Doctor of Philosophy

Program

Theory and Criticism

Supervisor

Franke, Mark F. N.

Abstract

What is the nature of political ‘reality,’ and in what ways are we capable of affecting it? Who (or what? and where?) is the subject of democratic politics? Of revolutionary politics? Are they opposed to one another? The grand narratives that ‘ground’ this project and the resistances that unground them form the basis for a post-foundational analytic of the subject of politics, of identity, and of community, which constitutes a mobilization of democratic resistance as a commitment to persistent (and in some cases, relentless) contestation, interruption, and disruption. These questions are explored through the argument that modern politics is a politics of exclusion, disidentification, and disruption, and that its potentialities for the subject depend upon whether or not we can appropriate these positions of spatio-temporal ambiguity as potential sites of action and resistance.

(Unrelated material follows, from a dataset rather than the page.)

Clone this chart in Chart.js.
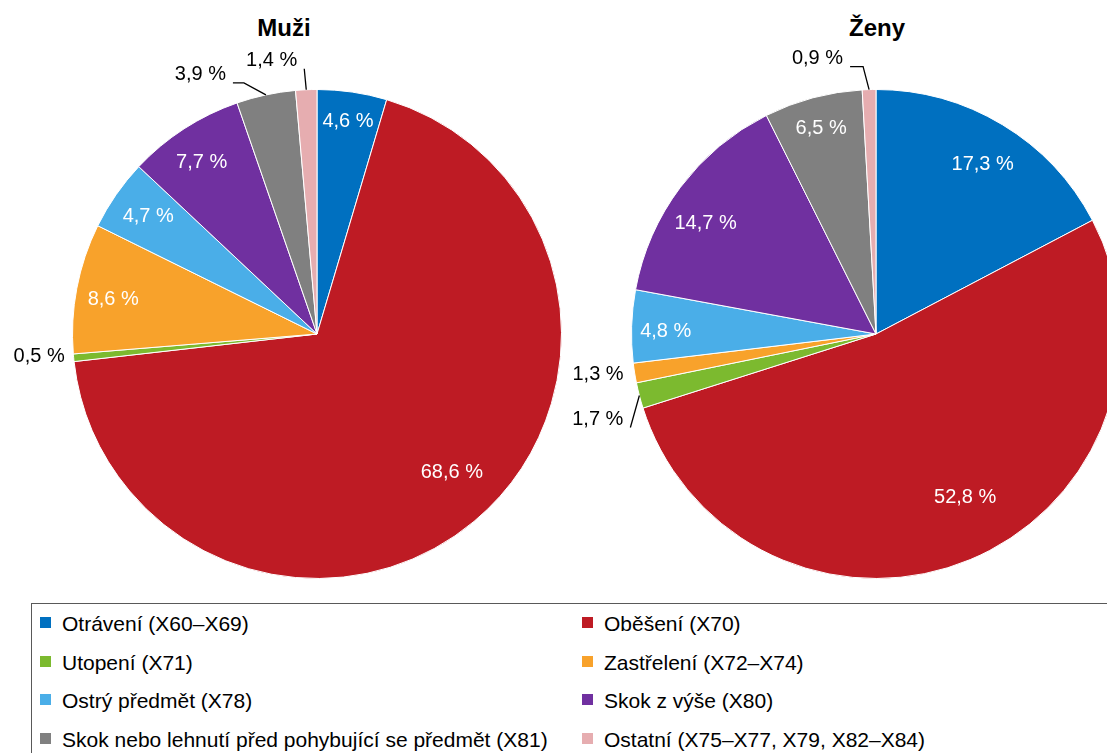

Throughout this project, the problems, possibilities, interruptions, and disruptions associated with the ‘marginal’ subject are explored. Elements of Kant’s aesthetic philosophy are presented alongside the work of Jacques Rancière, Jean-Luc Nancy, Alain Badiou, Jacques Derrida, Judith Butler, and Roberto Esposito in order to investigate the interdependency of politics and the political, identity and disidentification, inclusion and exclusion, and their impact on the political subject. Elaborating upon the possibility of a subject who is formed ‘outside’ of the space-times of democratic citizenship, several figures of exclusion are engaged throughout this project, eventually culminating in the interject: a position between inside and outside, between singularity and collectivity, who interrupts and disrupts and then retreats, always arriving and departing unexpectedly.